Finalmente, a questão ecológica há de fazer-nos mais atentos à Terra. O projeto da civilização técnico-científica sacrificou muitas vidas, espécies e ecossistemas. O caminho tende à catástrofe planetária. E diante do iminente caos apocalíptico, a esperança parusíaca tem uma palavra para o hoje da terra. A preservação do ambiente e da vida humana não pode ser apenas em vistas de um futuro remoto. O tempo da salvação da terra é o presente. É hoje que se deve agir como se o futuro inteiro do gênero humano estivesse nas mãos da atual geração.

A vida de Cristo ainda pode ser compreendida como um grande exemplo a ser seguido em nossos dias?
Leomar Brustolin - Sim, a vida de Cristo, relatada pelos evangelistas, não exclui ninguém do convívio com Jesus. Hoje, como outrora, é preciso acolher essa Boa Nova que chega como apelo específico para cada pessoa na sociedade. O Evangelho de Jesus apresenta duas tarefas: se, de um lado, anuncia a Boa Nova aos pobres (Lc 4,18), a quem pertence o Reino de Deus (Mt 5,3), de outro, é um forte apelo de conversão aos ricos (Mt 6,24). A primeira coisa que o rico deve fazer diante da aproximação do Reino é reconhecer a própria pobreza, para inserir-se na comunhão com os pobres.
Converter-se significa viver na antecipação de um Reino de Deus que nos precede, e que realiza uma reviravolta da violência para a justiça, do isolamento à comunhão, da morte, para a vida. A conversão possibilita o seguimento de Jesus a homens e mulheres que representam um novo mundo que virá. Esta comunidade, nos primeiros tempos do cristianismo, era composta de pobres e ricos, de tal modo que estes últimos exercitavam o dever da misericórdia no confronto com os necessitados.
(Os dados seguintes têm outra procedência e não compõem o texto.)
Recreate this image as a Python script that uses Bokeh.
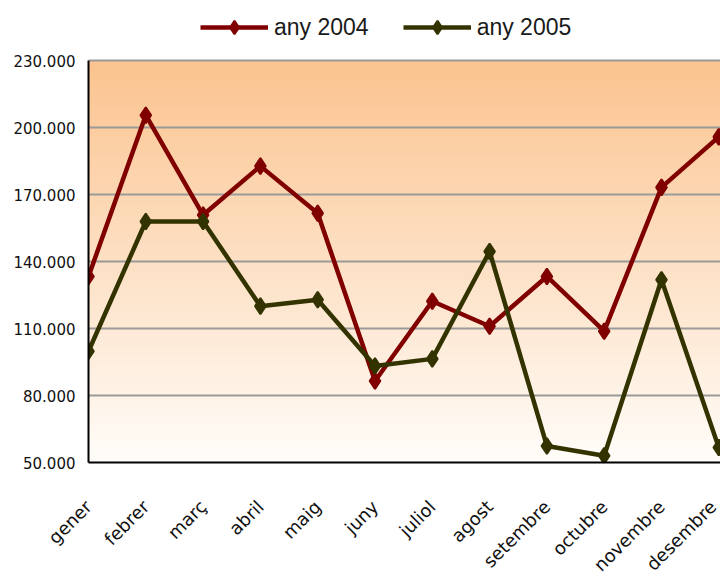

Nesse sentido, o que significa ser cristão hoje?
Leomar Brustolin - Os cristãos são “paroquianos” no mundo. Os paroquianos eram, no ambiente grego e romano, aqueles estranhos que passavam por algum território, aí se detinham um pouco, para em seguida prosseguirem a caminhada. Os cristãos sentem-se estrangeiros que vivem em terra estranha, porque já sabem que existe a pátria verdadeira e degustam das forças do mundo que virá. Eles vivem numa realidade nova dentro da velha e atual. Onde se perde a presidência do futuro, decai-se na administração do passado, na institucionalização repetitiva sem criatividade. Esperar o futuro é já permear o presente de uma força que renova o sentido da vida.
Contra todo desespero e ilusão, será necessário seguir criando e trabalhando por um mundo melhor. Apesar dos impérios da morte, da potência dos grupos violentos e das propostas que favorecem uma minoria mundial, o cristão não pode deixar de profetizar em favor da vida, da dignidade humana e da preservação do cosmos. A Páscoa há de possibilitar sonhar, como Isaías, esperando o novo céu e a nova terra. Há de proporcionar o início de um tempo onde justiça e paz se abraçam como canta o salmista. Há de valorizar, defender e conservar o grande cenário que é o universo, no qual a aventura da vida se expressa e se sustenta.

O significado da Páscoa se perdeu em nossos dias?
Leomar Brustolin - Páscoa é passagem. Os povos antigos de cultura agrícola a celebravam como a saída do inverno e a chegada da primavera. Os judeus celebram a passagem da escravidão para a libertação, conforme o relato do êxodo. Nós, cristãos, celebramos a passagem da morte para vida realizada na cruz e ressurreição de Jesus. Ora, em toda celebração pascal há uma dinâmica que impulsiona o ser humano para uma condição nova, desconhecida, maior e plena de esperança. É uma flecha que se lança ao futuro. Em nosso tempo, temos eternizado o presente, muitos não querem pensar uma situação nova, apenas desejam melhorar um pouco a atual. Por isso, a festa da Páscoa fica reduzida a feriado religioso que intensifica a economia: o turismo, o chocolate, o bacalhau. O fato de vivermos numa sociedade pós-cristã se traduz nessa ressignificação do tempo e da festa. Sexta-feira santa virou a festa do peixe e a Páscoa, a do chocolate. Essa situação, contudo, não chega a abalar as pessoas, até muitos cristãos aderem a essas práticas, sem preocupações com seu real sentido. E a beleza sempre nova da Páscoa, a passagem para as primaveras da vida, a libertação das amarras do presente e a ressurreição que dá sabor ao cotidiano ficam escondidas e somente são acolhidas por aqueles que esperam um tempo novo, um outro mundo possível.